Mr Thomas submits that in relation to the first limb of the test, ‘Zita Modes simply asks [the tribunal] to consider whether Haymarket was carrying on an economic activity. If so, that is enough to satisfy limb 1’, and ‘all that is necessary is that the site amounts to part of a business which is capable of separate operation, which is certainly the case here’. In reply, Mr Puzey submits that the appellant ‘sets the bar for a TOGC too low’, by asserting that all that is necessary is that the Teddington Site amounts to part of a business which is capable of separate operation; that the sale of the Property alone is not sufficient to amount to a TOGC; more is required, and the test is one of substance and not of form; and just because one is carrying on economic activity does not mean that one has created an independent business capable of independent operation: Faxworld at [25], and XBV at [34].
As we understand it, Mr Thomas would seem to be relying on the first point in the conclusion stated in the AGO Zita Modes, which states that ‘the assets transferred must form a sufficient whole to allow the pursuit of an economic activity and that activity must be pursued by the transferee’. Mr Thomas may also be relying on the AGO in Zita Modes which expressly states that it is ‘not necessary for the transferee’s business to be the same as that of the transferor’; hence Mr Thomas submits that Zita Modes simply asks whether Haymarket was carrying on an economic activity.
As a matter of fact, we find that the Teddington Site as transferred by Haymarket did form a sufficient whole to allow the pursuit of the separate economic activity of property development, and that property development was the activity pursued by Pinenorth as the transferee. To that end, the second and third limbs of the test are met by our findings of fact.
Whilst the no-supply rule under EU law does not stipulate that the transferee’s business needs to be the same as that of the transferor, it is as noted above that the domestic implementation of Article 19 PVD under article 5 of SPO does stipulate the continuance of ‘the same kind of business’ as a condition for the TOGC provisions to apply. Whilst Mr Thomas is perhaps not wrong to assert that Zita Modes simply asks whether Haymarket was carrying on an economic activity (i.e. unspecified), the appeal falls to be determined by reference to the domestic implementation under article 5 of SPO, which requires both continuity and sameness of the said business before and after the transfer to obtain.

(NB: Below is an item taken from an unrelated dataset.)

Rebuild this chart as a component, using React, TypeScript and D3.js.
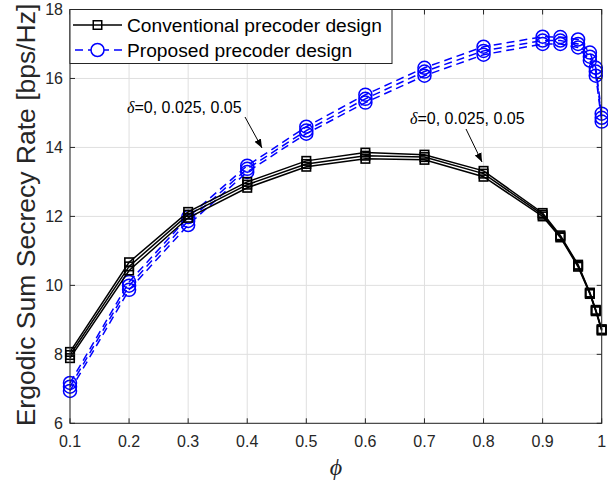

The crux of the matter as regards whether there was a transfer of a property development business as a TOGC therefore hinges on the first limb of the test. For there to be a TOGC of a property development business, it is not sufficient that Pinenorth was carrying on with the economic activity of property development. Given the TOGC provision requires that the ‘same kind of business’ was being carried on by the transferor as that of the transferee in relation to the transferred assets, the critical finding of fact that will determine the appeal in this respect concerns whether Haymarket (as the transferor) was carrying on a property development business prior to the transfer with the Teddington Site. Applying case law principles, we make our findings of fact in respect of the first limb of the TOGC test with reference to the intentions of the parties, the substance of the transaction, and the surrounding circumstances.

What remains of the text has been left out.